Your brand voice is the most durable asset on your balance sheet that nobody puts on the balance sheet.
It compounds. A customer who recognizes you across three touch-points trusts you more than a customer who saw three different versions of you. That recognition is what gets you cited by Ai assistants, recommended by humans, and remembered by the buyer who isn't ready yet.
Auto-publishing is a short-dated trade against a long-dated asset.
The FAQ covers the four near-term risks of auto-publishing under your name — false advertising, hallucinations, trust loss, and platform-level suppression. This piece is about the part the FAQ couldn't fit: what auto-publishing costs you after the bad content goes up, and how a human-in-the-loop workflow gives you speed without the tail.
The cleanup tail is longer than the publishing window
A scheduled post takes a minute to publish. A post that misrepresents a service, quotes the wrong price, or invents a credential takes weeks to walk back — sometimes longer. In our observation, three costs do most of the damage, and none of them show up in the dashboard that scheduled the post:
1. The forensic tax
When a customer flags an inaccurate post, you need to find what else was scheduled by the same workflow before you can promise it won't happen again. That audit reads like an incident response: who set up the automation, which templates fed it, what data sources it pulled from, whether any of the false claims also went into ads or email. It pulls senior people away from the work they were hired to do.
2. The trust-recovery curve
Earned trust decays linearly. Trust loss is closer to a step function — a single off-brand or inaccurate post can move a long-time customer to “I'm not sure about them anymore,” and that sentiment takes months of consistent on-brand behavior to walk back. The math rarely favors a faster cadence purchased at this cost.
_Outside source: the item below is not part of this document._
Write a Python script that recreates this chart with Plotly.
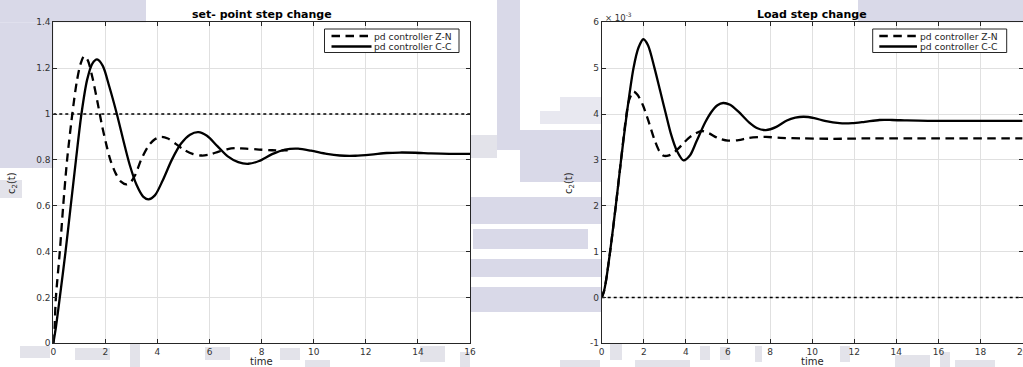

3. The compounding legal exposure
One inaccurate post is a correction. A pattern of inaccurate posts is the basis of a state attorney general inquiry, an FTC complaint, or a regulator's pre-notice letter. The pattern is what triggers the harder consequences, and auto-publishing systems — by their nature — produce patterns. Disclaimers in your footer do not insulate you from claims about your services that appear in posts your account published.
Human-in-the-loop, in practical detail
“Human-in-the-loop” is a phrase that gets used loosely. Here is what it means inside the workflow we hand you, step by step, so you can see where the human actually sits:
- We monitor the surfaces that influence whether Ai assistants recommend you — without you giving us account passwords or admin access.
- We surface what changed week over week and rank what to address first by the size of its likely effect on whether you get cited.
- We draft the copy or the structural change. The draft is yours to ship as-is, edit, or reject. The byline never leaves your team.
- You publish. The final word stays with the person who is accountable for the brand — you, your marketing lead, or your agency of record.
That last step is the load-bearing one. Every other vendor design decision flows from it.
Most teams. A few it doesn't.
The teams who get the most out of this workflow share two traits: someone is accountable for what goes out under the brand name, and that person prefers to spend their time editing strong drafts rather than starting from a blank page.
The teams who chafe against it want the opposite — they want a scheduling product where they define a posting cadence once and never look at it again. That is a legitimate product preference. It is not what we build, because we have not seen it produce the long-tail visibility gains the work is meant to deliver.